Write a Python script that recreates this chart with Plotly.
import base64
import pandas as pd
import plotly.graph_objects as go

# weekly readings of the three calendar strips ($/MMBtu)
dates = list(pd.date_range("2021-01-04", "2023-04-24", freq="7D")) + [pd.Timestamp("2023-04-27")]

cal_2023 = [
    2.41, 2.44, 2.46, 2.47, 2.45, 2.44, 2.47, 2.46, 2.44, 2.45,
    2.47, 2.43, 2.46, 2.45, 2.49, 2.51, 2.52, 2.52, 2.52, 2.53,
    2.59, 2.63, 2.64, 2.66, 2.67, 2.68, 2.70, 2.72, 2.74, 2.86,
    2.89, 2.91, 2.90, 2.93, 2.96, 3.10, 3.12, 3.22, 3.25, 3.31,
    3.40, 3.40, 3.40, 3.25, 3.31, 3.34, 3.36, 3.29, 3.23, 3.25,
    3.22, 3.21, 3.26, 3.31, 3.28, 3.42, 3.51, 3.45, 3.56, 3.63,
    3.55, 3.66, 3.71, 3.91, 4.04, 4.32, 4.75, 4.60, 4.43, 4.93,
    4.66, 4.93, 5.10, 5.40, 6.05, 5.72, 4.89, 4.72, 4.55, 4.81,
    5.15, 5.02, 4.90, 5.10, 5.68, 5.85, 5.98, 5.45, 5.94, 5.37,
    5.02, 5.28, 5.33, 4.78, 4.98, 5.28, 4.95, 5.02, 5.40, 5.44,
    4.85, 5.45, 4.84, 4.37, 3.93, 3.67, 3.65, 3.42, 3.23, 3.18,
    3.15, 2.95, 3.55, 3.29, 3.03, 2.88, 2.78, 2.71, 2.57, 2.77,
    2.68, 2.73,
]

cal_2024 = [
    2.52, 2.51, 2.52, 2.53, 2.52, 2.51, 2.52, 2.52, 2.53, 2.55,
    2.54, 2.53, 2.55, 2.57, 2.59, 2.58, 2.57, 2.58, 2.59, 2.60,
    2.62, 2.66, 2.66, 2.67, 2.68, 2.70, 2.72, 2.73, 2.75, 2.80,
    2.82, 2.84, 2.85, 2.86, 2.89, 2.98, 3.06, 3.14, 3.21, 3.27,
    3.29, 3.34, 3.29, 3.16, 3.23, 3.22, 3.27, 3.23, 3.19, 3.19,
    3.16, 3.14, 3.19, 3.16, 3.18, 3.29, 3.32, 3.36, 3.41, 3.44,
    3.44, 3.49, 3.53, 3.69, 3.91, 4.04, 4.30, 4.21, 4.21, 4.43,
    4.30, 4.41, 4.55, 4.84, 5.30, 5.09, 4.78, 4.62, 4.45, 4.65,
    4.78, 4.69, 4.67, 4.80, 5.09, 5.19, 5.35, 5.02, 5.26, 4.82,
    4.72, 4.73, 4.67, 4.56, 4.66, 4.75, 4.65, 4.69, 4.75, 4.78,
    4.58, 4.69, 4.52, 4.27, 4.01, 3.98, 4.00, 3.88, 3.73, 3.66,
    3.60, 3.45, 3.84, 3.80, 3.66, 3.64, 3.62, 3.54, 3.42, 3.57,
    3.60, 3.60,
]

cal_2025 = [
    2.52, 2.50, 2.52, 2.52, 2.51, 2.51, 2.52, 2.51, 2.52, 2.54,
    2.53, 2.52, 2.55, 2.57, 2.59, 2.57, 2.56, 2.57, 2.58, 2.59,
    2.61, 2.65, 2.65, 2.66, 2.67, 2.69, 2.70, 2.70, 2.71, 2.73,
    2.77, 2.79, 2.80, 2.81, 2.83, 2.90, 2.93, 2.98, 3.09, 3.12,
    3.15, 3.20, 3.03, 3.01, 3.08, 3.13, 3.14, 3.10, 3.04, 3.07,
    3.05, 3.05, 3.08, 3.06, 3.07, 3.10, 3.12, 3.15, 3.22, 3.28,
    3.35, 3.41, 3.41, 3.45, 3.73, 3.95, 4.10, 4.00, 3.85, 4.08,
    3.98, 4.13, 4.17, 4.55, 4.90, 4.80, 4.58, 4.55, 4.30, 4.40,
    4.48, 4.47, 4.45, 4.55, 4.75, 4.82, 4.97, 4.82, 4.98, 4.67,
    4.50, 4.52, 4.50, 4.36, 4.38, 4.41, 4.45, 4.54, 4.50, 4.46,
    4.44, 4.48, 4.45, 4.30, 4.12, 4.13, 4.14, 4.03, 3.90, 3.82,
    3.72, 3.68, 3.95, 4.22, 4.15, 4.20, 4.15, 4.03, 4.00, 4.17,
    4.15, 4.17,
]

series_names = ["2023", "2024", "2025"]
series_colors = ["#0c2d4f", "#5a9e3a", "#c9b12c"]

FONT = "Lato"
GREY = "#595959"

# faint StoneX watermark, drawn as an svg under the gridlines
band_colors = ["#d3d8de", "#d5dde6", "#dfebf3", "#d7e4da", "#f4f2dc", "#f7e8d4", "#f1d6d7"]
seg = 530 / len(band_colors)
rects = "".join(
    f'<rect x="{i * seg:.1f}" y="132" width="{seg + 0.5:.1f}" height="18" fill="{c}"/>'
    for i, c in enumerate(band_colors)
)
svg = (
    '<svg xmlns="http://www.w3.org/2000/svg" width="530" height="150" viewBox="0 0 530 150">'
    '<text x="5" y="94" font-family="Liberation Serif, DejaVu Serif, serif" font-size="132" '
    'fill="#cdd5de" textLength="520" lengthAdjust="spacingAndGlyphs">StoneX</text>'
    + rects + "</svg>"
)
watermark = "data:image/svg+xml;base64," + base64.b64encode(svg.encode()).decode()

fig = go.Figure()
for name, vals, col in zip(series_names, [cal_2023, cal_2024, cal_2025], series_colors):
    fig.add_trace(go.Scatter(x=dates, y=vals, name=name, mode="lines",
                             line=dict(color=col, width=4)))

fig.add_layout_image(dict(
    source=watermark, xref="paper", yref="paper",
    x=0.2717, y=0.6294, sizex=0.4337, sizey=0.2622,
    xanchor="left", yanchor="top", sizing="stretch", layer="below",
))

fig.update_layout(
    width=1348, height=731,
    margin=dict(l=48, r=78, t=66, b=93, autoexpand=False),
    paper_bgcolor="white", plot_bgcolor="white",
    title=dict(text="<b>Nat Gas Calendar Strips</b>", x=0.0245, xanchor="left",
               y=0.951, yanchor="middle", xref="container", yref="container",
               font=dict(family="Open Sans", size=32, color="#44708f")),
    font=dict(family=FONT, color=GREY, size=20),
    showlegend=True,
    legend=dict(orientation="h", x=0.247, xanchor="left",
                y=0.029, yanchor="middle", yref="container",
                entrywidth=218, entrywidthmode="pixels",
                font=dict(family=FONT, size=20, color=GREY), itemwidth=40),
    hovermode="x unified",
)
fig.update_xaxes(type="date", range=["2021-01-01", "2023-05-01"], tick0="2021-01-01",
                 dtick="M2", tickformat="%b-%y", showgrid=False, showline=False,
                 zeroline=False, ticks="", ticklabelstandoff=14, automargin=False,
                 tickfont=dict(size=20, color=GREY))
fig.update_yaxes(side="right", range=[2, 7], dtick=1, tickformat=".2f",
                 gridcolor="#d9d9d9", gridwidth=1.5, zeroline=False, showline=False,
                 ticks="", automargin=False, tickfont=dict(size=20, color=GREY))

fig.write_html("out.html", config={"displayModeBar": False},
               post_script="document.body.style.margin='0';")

━━━━━━━━

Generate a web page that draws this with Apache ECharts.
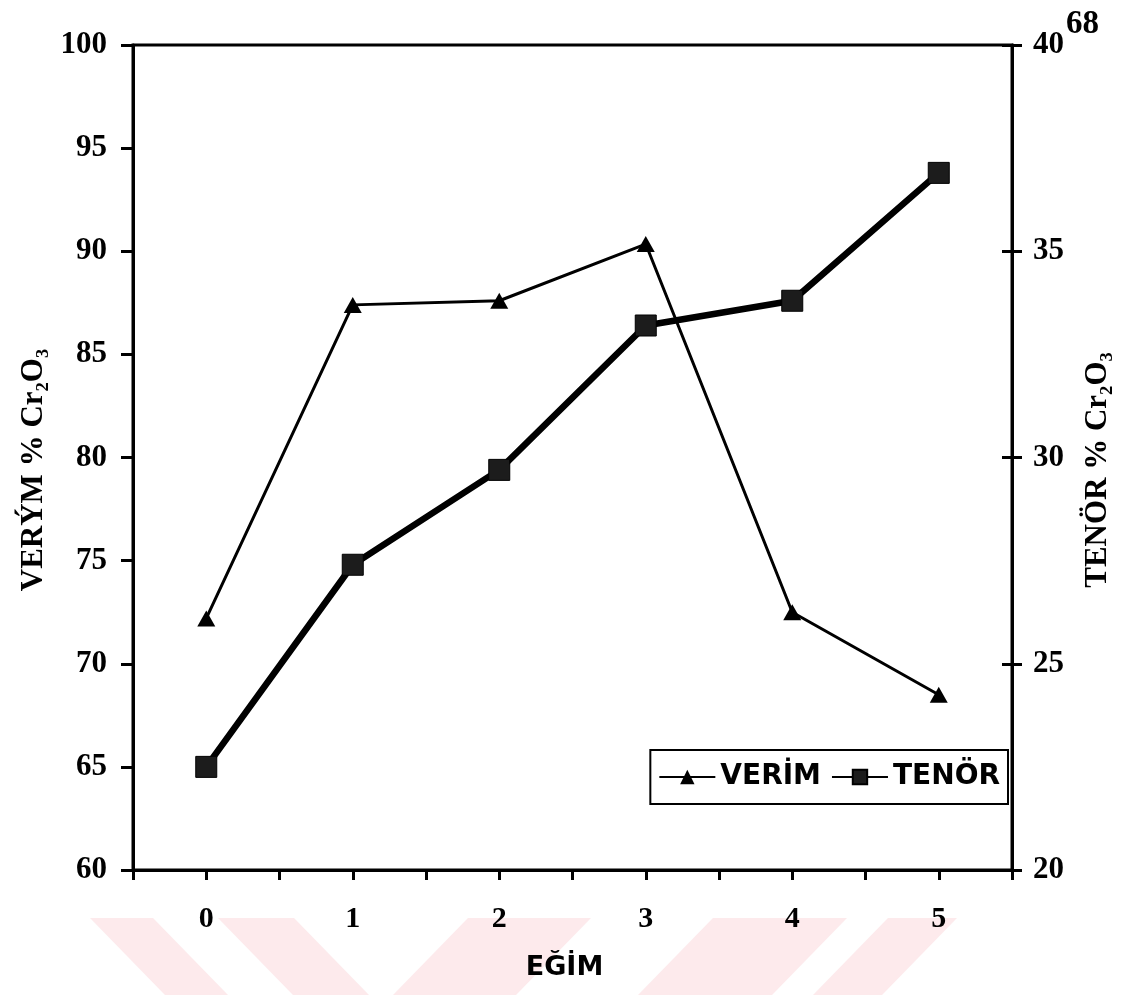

━━━━━━━━

§ **WRITTEN PROBLEM**: Tell how many lines above contain the word "this". Give the number alone.

§ **THE OUTPUT**: 2